For plagiarism to be spotted, therefore, the plagiarist in question must be of inferior skill and motivation, as only the lazy cheats are found easily. Their crime therefore, seems not so much that they broke the unwritten rule of honesty and copied someone else’s work, but that they didn”t even have the skill or effort to pull it off with any grace; laziness and carelessness is despised in all work, no matter what the source. The key to plagiarism, it seems, is in getting away with it.
Rising Standards in Plagiarism?
This is a goal that the diligent plagiarist sets himself, with the bar being continually raised by alert education authorities, and to pass it off unscathed they must first prove themselves worthy of the inordinate skill and concentration involved in producing an undetectable piece of plagiarism.
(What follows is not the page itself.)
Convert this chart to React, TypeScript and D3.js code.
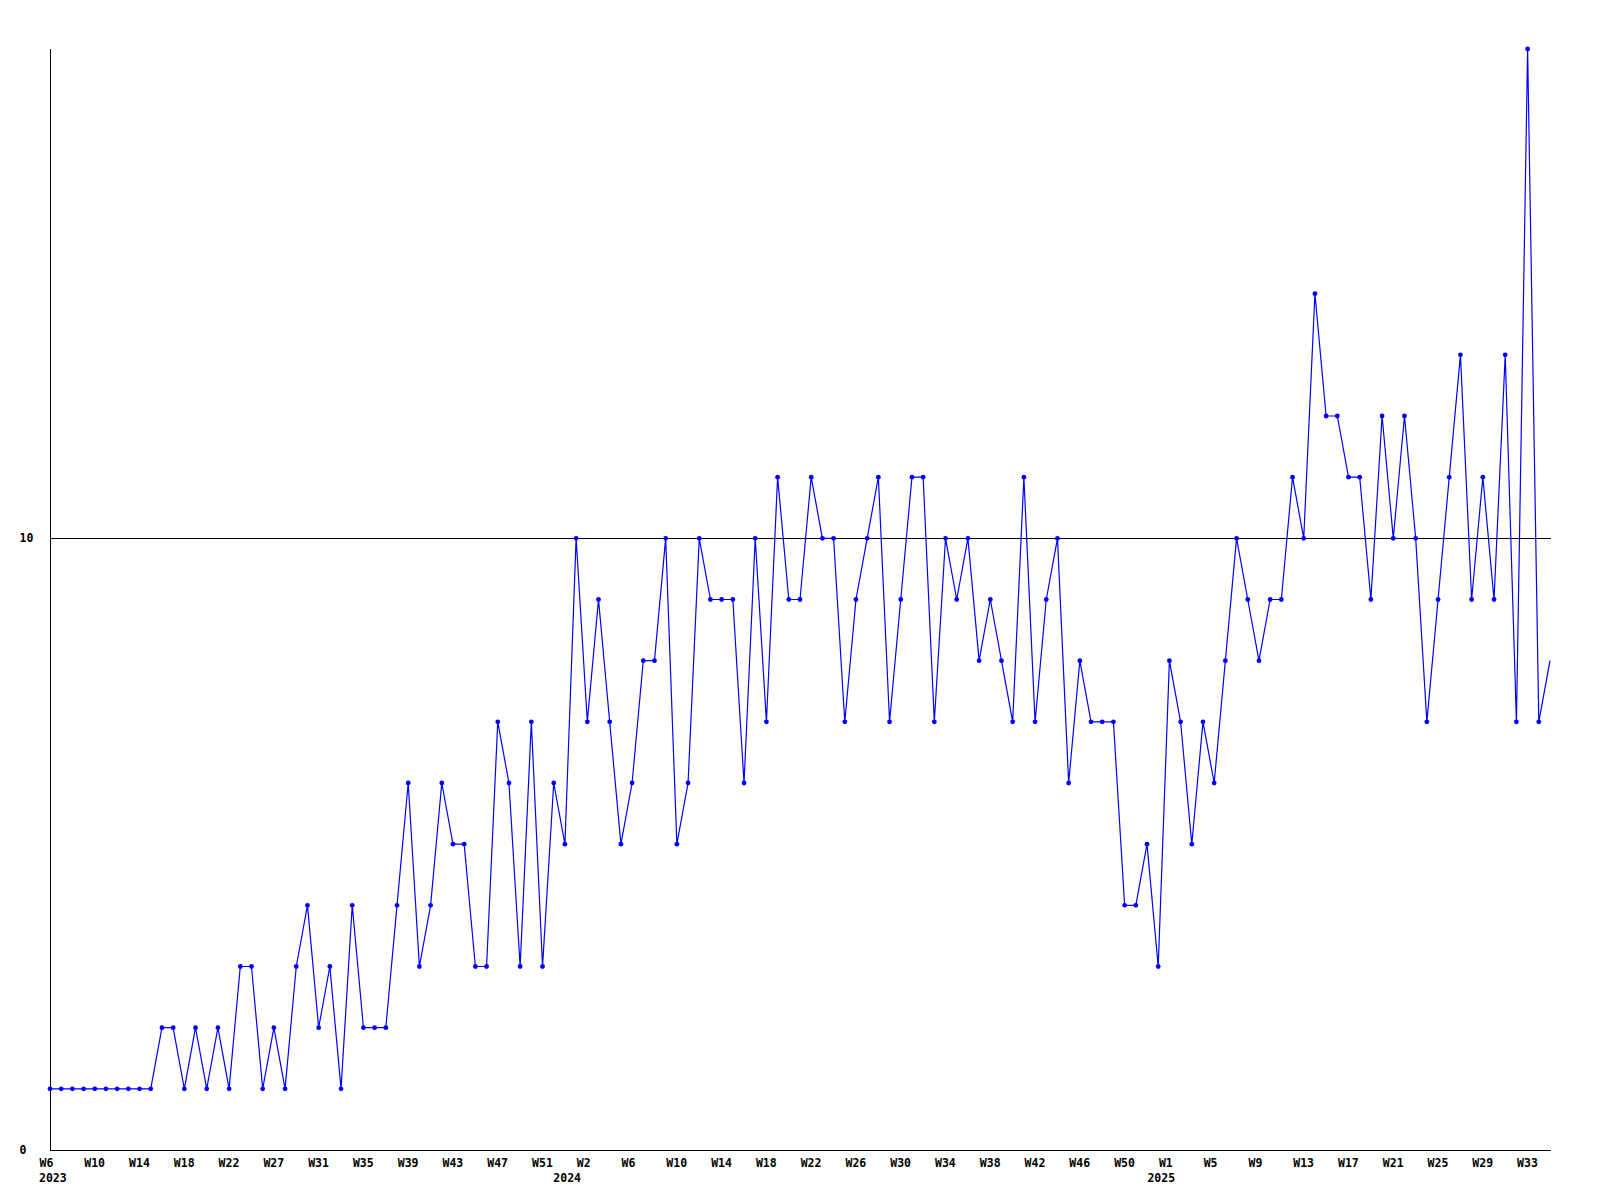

As the initial objective of plagiarism is to save yourself from effort, this produces a paradox; just as the honest student must go against their will to cheat, the honest plagiarist must go against their own will to expend actual effort in producing a piece of successful plagiarism.
With closer familiarity of each student’s work, plagiarists would be caught easy enough by education establishments, which need to forge closer links with their students if the practice and indeed the need for plagiarism, is to be addressed. The successful plagiarist also needs a healthy environment to work in, else they are starved of the surrogate material they need to survive. The internet has opened a wealth of knowledge and opinion, and it must not be forgotten that it may have made it easier to cheat, but also to learn in the first place; it is ironic that in many parts of the world the health of an area’s ecosystem is measured by the wellbeing of its population of vultures.